GSB had pleaded guilty in the Richlands Magistrates Court to one count of driving a motor vehicle while under the influence of liquor and contravening a domestic violence order on 25 February 2021.
The court was told GSB’s offending involved driving to his former partner’s home while heavily intoxicated and yelling abuse at house while she was absent from the property.
GSB, who had spent 76 days in custody when he pleaded guilty to the offences, was sentenced to two months’ imprisonment for the UIL offence and 12-months’ jail for the domestic violence order breach with a declaration for immediate parole eligibility.
His driver’s licence was also suspended for two years.
GSB appealed the magistrate’s decision under Section 222 under the Justices Act 1886 – citing three grounds why the sentence imposed was excessive.
“Firstly, (GSB) submits that the sentence is not justified by the nature of the (his) offending,” Judge Rinaudo said. “(He) argues that the offending was at the lowest end of the scale for offences of this nature, as (his) actions were, in effect, to yell at an empty house.
“(GSB’s) second argument is that the learned magistrate, in determining the appropriate sentence, placed undue weight on the appellant’s criminal history.
“(GSB’s) final point is that, as the learned magistrate imposed a parole eligibility date, rather than a parole release date, (GSB) is at risk of serving most of the term of imprisonment, prior to his application for parole being assessed, due to the current delays being experienced in relation to parole applications.

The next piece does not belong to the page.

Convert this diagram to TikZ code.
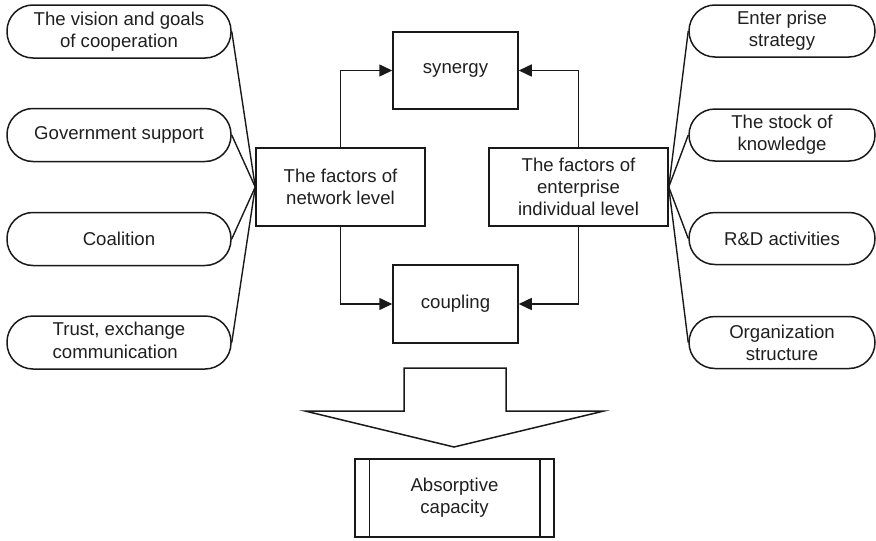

“(GSB) submits this would be manifestly excessive.”
Judge Rinaudo said GSB, despite having lodged a parole application on 25 May 2021, had been advised by Parole Board Queensland his application would not be determined until November or December (2021).
“This would see (GSB) serving most of the sentence … (even) the respondent (Queensland Police Commissioner Katarina Carroll), having regard to the lengthy delays in parole applications, (submits GSB) ought to be released, as he had served sufficient time in custody,” he said.
The court was told a transcript of the magistrate’s sentencing remarks showed that he “had made up his mind” to jail GSB despite defence submissions for wholly or partially suspended prison term for the domestic violence breach:
“His Honour the magistrate: ‘Look. I wouldn’t consider today a term of suspended imprisonment. There is a clear need in your case (GSB) to show you, again, that you cannot continue to offend in this matter. You might think [the offending] is at the lower end of the scale, but the Court does not hold the same view. Community based orders, fines or suspended imprisonment are not considered appropriate in all the circumstances in relation to sentencing of you today.’”
Judge Rinaudo, in granting GSB’s appeal, said: “In my view the sentencing magistrate fell into error by imposing a sentence which was manifestly excessive given the nature of the offending on this occasion, failing to have proper regard to the mitigating factors, placing too much weight on the appellant’s history, and that the effect of the sentence, because of parole board delays, was that the appellant was likely to serve almost all of the 12-month term imposed.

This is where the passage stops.